# Winning *The Price Is Right*

*Slate*’s complete guide to better bidding through game theory—you don’t even need to know the prices.

*Slate*

On a crisp November day eight years ago, I took the only sick day of my four years of high school. I was laid up with an awful fever, and annoyed that I was missing geometry class, which at the time was the highlight of my day. I flipped on the television in the hope of finding some distraction from my woes, but what I found only made me more upset: A contestant named Margie who was in the process of completely bungling her six chances of making it out of Contestants' Row on *The Price is Right*.

Many contestants fail to win anything on *The Price is Right*, of course. But as I watched the venerable game show that morning, it quickly became clear to me that most contestants haven't thought through the structure of the game they’re so excited to be playing. It didn't bother me that Margie didn’t know how much a stainless steel oven range costs; that's a relatively obscure fact. It bothered me, as a budding mathematician, that she failed to use basic game theory to help her advance. If she’d applied a few principles of game theory—the science of decision-making used by economists and generals—she could have planted a big kiss on Bob Barker’s cheek, and maybe have gone home with … *a new car!* Instead, she went home empty-handed.

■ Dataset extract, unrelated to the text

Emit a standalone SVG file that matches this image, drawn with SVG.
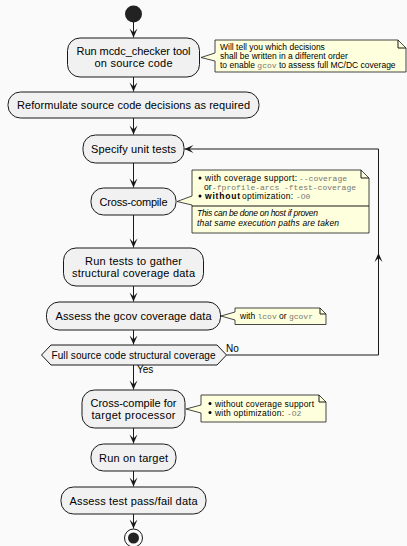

In the Contestants' Row segment of the show, four lucky people who have been plucked from the audience are asked one by one to guess the price of an item. The contestant whose guess is closest to the actual price, without overbidding, wins the prize and progresses to the more lucrative pricing games where tens of thousands of dollars can be won.

In one instance, when Margie was the last contestant to bid, she guessed the retail price of an oven was $1,150. There had already been one bid for $1,200 and another for $1,050. She therefore could only win if the actual price was between $1,150 and $1,200. Since she was the last to bid, she could have guessed $1051, expanding her range by almost $100 (any price from $1051 to $1199 would have made her a winner), with no downside. What she *really* should have done, however, is bid $1,201. Game theory says that when you are last to bid, you should bid one dollar more than the highest bidder. You obviously won’t win every time, but in the last 1,500 Contestants' Rows to have aired, had final bidders committed to this strategy, they would have won 54 percent of the time. Instead, last bidders too often rely on their intuition, or on suggestions called out by delirious audience members. As a result, they have won only 35 percent of the time. Contestants in this sample of 1,500 who guessed a value between the highest and second-highest current guesses, as Margie did, win only 20 percent of the time. In this instance, the oven cost $1,999. Margie lost again.

To help future contestants avoid Margie’s fate, I decided to make a handy cheat sheet explaining how to win *The Price Is Right*—not just the Contestants' Row segment, but *all* of its many pricing games. This guide, which conveniently fits on the front and back of an 8.5-by-11-inch piece of paper, does *not* rely on the prices of items. That may sound crazy, but there's good reason behind it. Cataloging all the possible items up for bid—from karaoke machines to Reese's Peanut Butter Cups—would be impossible, and even if you could, prices change frequently. For example, in the most recent season of *Price Is Right*, the Honda Accord LX was valued in different games as $22,587, $22,480 (twice), $22,934, $22,423, $22,791, and $22,841. In six of the seven times it appeared, the *exact* value was needed in order to win it. Memorizing prices ahead of time—even if you had a hunch you might have a shot at that Honda—has less value than you think.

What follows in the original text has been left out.